Besondere Gefahr geht nach der Einschätzung des Gesundheitsministeriums von einer riesigen Wasserlache aus, die sich im Zentrum von Tegucigalpa gebildet hat. In der übelriechenden Kloake schwimmen Teile menschlicher und tierischer Leichen. Die in den vergangenen Tagen aufgefundenen Toten können meist nicht mehr identifiziert werden. Viele sind von Tieren angefressen worden. Hunderte von Leichen wurden bereits in Massengräbern verscharrt oder verbrannt, um Epidemien vorzubeugen. Eine Lagerung der Toten bis zu ihrer Identifizierung sei nicht möglich, weil das Leichenschauhaus von Tegucigalpa weggespült worden ist, hieß es im Justizministerium.

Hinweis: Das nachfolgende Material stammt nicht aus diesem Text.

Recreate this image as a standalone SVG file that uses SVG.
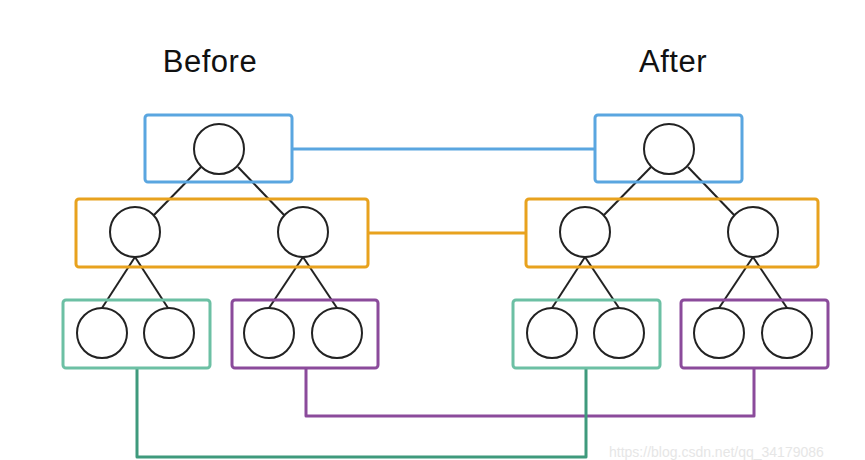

Bis zum Donnerstag abend hat das tropische Unwetter „Mitch“ in den vergangenen zehn Tagen zwischen 10.000 und 15.000 Todesopfer gefordert, die meisten davon in Honduras und Nicaragua. Mehr als 1,5 Millionen Menschen wurden obdachlos. Der wirtschaftliche Schaden bewegt sich nach Schätzungen zwischen 2 und 5 Milliarden US-Dollar.